When setting up an accounts chart, you must think long term. Think of any possible scenarios that could happen 5 years down the road. As you go along, you will have to add new accounts to the chart because the number of employees and scale of your business eventually increases. Making up the accounts chart requires you to assign a block of numbers to each account and leave blank spaces for the ones to be added on later. Below are some of the categories that may be included in the chart.

Categories for Chart of Accounts

  • Assets
  • Liabilities
  • Equity
  • Revenue
  • Expenses


The accounts chart must be formatted similarly to the format of your balance sheet so that it is easy to interpret. This account will list all of the assets that your company owns, starting from current assets and moving on to the fixed ones. The asset account is generally given the number 1000, which moves on in a sequence for other accounts. Your current asset account would include all the cash and receivables that are owned by you. Also, if you have an inventory, that would be included in an inventory chart of accounts. 

Fixed asset accounts are adjusted similarly and, after that is done, you need to account for depreciation. Your fixed assets will always go through accumulated depreciation and it will always be shown as negative. Buildings, vehicles, and machinery all go through depreciation for which they must be accounted for.

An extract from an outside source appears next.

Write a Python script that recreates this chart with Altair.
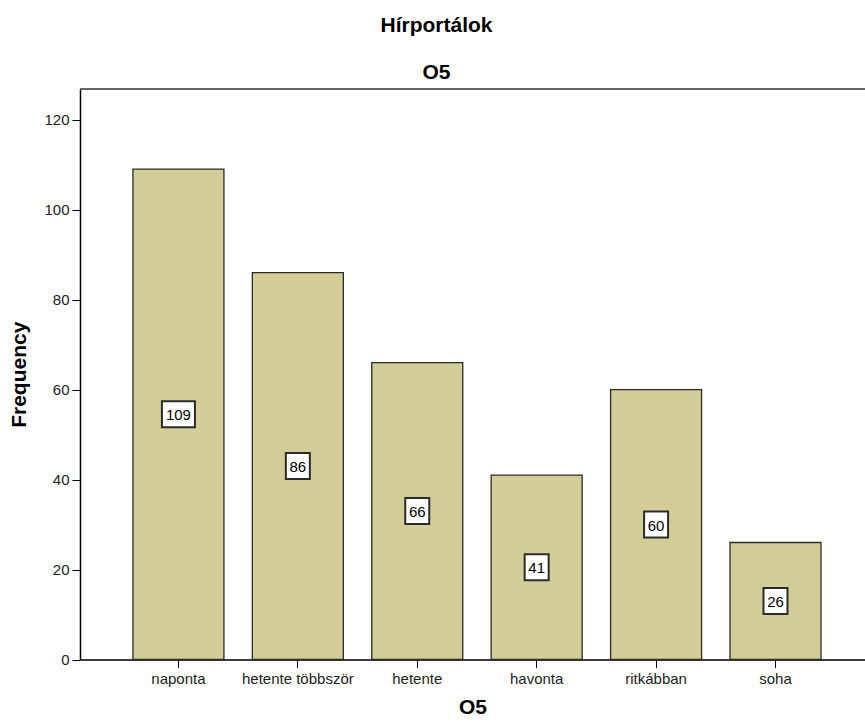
import altair as alt
import pandas as pd

# Frequency of news-portal use (question O5)
categories = ["naponta", "hetente többször", "hetente", "havonta", "ritkábban", "soha"]
counts = [109, 86, 66, 41, 60, 26]
y_ticks = [0, 20, 40, 60, 80, 100, 120]

FONT = "Liberation Sans"
BAR_FILL = "#D3CE97"
PANEL_BG = "#EFEFEF"

# Label boxes: rectangular symbol paths (unit square is -1..1), wider for 3 digits
BOX3 = "M-1,-0.788L1,-0.788L1,0.788L-1,0.788Z"
BOX2 = "M-0.923,-1L0.923,-1L0.923,1L-0.923,1Z"

df = pd.DataFrame({"O5": categories, "Frequency": counts})
df["mid"] = df["Frequency"] / 2
df["label"] = df["Frequency"].astype(str)
df["box"] = [BOX3 if len(s) >= 3 else BOX2 for s in df["label"]]
df["boxsize"] = [33 * 33 if len(s) >= 3 else 26 * 26 for s in df["label"]]

x_scale = alt.Scale(paddingInner=0.238, paddingOuter=0.406, align=0.546)
y_scale = alt.Scale(domain=[0, 126.8], nice=False, zero=True)

x_enc = alt.X(
    "O5:N",
    sort=categories,
    scale=x_scale,
    title="O5",
    axis=alt.Axis(
        labelAngle=0,
        labelFont=FONT,
        labelFontSize=15,
        labelColor="#222222",
        labelPadding=4,
        tickSize=8,
        tickColor="black",
        domainColor="black",
        domainWidth=1.5,
        titleFont=FONT,
        titleFontSize=21,
        titleFontWeight="bold",
        titleColor="black",
        titlePadding=10,
    ),
)

base = alt.Chart(df)

bars = base.mark_bar(
    fill=BAR_FILL, stroke="#2b2b2b", strokeWidth=1.3
).encode(
    x=x_enc,
    y=alt.Y(
        "Frequency:Q",
        scale=y_scale,
        title="Frequency",
        axis=alt.Axis(
            values=y_ticks,
            grid=False,
            labelFont=FONT,
            labelFontSize=15,
            labelColor="#222222",
            labelPadding=3,
            tickSize=8,
            tickColor="black",
            domainColor="black",
            domainWidth=1.5,
            titleFont=FONT,
            titleFontSize=21,
            titleFontWeight="bold",
            titleColor="black",
            titlePadding=14,
        ),
    ),
)

boxes = base.mark_point(
    filled=True, fill="white", stroke="#2b2b2b", strokeWidth=2, opacity=1
).encode(
    x=alt.X("O5:N", sort=categories, scale=x_scale),
    y=alt.Y("mid:Q", scale=y_scale),
    shape=alt.Shape("box:N", scale=None),
    size=alt.Size("boxsize:Q", scale=None),
)

labels = base.mark_text(
    font=FONT, fontSize=15, color="black", baseline="middle", dy=1
).encode(
    x=alt.X("O5:N", sort=categories, scale=x_scale),
    y=alt.Y("mid:Q", scale=y_scale),
    text="label:N",
)

# Dark frame line along the top of the panel
top_line = alt.Chart(df).mark_rule(color="#666666", strokeWidth=2).encode(
    y=alt.value(0)
)

chart = (
    alt.layer(bars, boxes, labels, top_line)
    .properties(
        width=785,
        height=570.5,
        title=alt.TitleParams(
            text="Hírportálok",
            subtitle="O5",
            font=FONT,
            fontSize=21,
            fontWeight="bold",
            color="black",
            subtitleFont=FONT,
            subtitleFontSize=21,
            subtitleFontWeight="bold",
            subtitleColor="black",
            subtitlePadding=26,
            anchor="middle",
            dx=-36,
            offset=5,
        ),
        autosize=alt.AutoSizeParams(type="none"),
        padding={"left": 80, "top": 89, "right": 0, "bottom": 67.5},
    )
    .configure_view(fill=PANEL_BG, stroke=None)
    .configure(background="white")
)

chart.save("out.html", embed_options={"renderer": "svg", "actions": False})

The liabilities of your company shows your debt obligations and what you owe or may owe in the future. Just like assets, follow the same pattern for liabilities as it is followed in the balance sheet. There is a chart of accounts for a current liabilities section and a long-term liabilities section. Short-term debt accounts are included in the current liabilities section. Accrual accounts are also included in the liabilities that contain payroll taxes and accrued wages. Long-term debts such as mortgages are also recorded in the liabilities.


The equity account entails all of the investments made in the business. If you are the sole owner of the business, the chart of accounts for equity would only include your share. However, if you plan to bring in other investors, the chart would require you to account for the common and preferred stocks separately. Retained earnings and gross profit accounts are also included in this section. The accounts are generally started with the block sequence 3000, 3010, and so on.

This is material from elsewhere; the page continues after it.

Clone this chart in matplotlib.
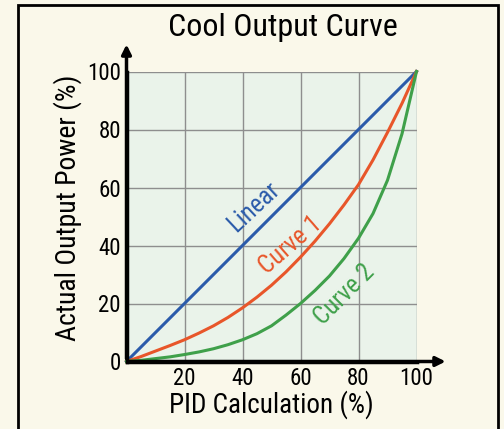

The revenue account would be on the same pattern as the income statement. You will have to account for sales revenue, which is the main source of income for your business. Sales allowances and discounts should also be included along with sales revenue so that you have a clear picture in front of you and all the discrepancies can be accounted for easily.

Cost of goods sold is another important item in the chart of accounts for revenue. Your bookkeeping needs require you to cater to all of the sales costs, supplier discounts and other costs related to shipping.

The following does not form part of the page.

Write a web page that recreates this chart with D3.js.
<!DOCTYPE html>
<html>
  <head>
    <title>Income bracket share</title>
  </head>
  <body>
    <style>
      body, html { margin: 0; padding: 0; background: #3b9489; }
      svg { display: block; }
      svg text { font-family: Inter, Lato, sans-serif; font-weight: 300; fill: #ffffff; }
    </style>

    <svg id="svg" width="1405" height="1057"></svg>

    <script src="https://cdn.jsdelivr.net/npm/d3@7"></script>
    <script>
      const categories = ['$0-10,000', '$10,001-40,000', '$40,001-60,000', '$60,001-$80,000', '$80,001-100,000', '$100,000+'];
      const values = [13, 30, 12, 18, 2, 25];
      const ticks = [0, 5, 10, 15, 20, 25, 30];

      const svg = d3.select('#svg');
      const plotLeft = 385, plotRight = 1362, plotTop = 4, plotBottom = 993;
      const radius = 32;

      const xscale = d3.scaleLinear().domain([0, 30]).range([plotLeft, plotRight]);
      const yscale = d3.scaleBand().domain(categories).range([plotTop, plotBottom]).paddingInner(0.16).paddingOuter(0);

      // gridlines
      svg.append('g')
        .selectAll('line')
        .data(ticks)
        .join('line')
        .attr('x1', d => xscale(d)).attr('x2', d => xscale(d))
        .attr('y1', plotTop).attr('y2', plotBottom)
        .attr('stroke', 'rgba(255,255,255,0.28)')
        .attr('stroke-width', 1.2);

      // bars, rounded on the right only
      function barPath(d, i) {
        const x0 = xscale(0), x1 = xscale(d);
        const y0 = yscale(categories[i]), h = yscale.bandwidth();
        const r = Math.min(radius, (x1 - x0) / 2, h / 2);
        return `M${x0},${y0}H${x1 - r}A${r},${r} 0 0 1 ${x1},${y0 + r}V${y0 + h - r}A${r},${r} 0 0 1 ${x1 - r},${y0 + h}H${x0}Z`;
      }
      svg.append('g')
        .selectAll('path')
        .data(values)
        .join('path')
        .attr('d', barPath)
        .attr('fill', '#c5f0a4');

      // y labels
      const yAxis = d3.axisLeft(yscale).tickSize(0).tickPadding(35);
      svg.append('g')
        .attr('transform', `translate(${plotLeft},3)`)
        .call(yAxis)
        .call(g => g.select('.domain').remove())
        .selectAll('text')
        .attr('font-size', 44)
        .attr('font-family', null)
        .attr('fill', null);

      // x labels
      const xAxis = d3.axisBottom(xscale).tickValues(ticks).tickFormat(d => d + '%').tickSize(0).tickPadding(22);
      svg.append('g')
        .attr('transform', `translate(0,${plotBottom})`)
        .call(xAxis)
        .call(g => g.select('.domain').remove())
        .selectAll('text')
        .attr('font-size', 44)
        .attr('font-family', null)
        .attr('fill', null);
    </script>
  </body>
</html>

This is the last category of the chart and often starts with 5000. The best way to input your expenses is by adhering to the internal revenue service tax form, which can be found online. This will make the work a whole lot easier when it is the end of the year and you have to file tax returns. Develop a separate chart of accounts for all expenses listed in the form in addition to any other expenses that are specific to your firm. Blank spaces should always be left for currently unaccounted expenses.


Following these guidelines will ensure that your chart of accounts is ready for interpretation and is in correlation with both your balance sheet and income statement.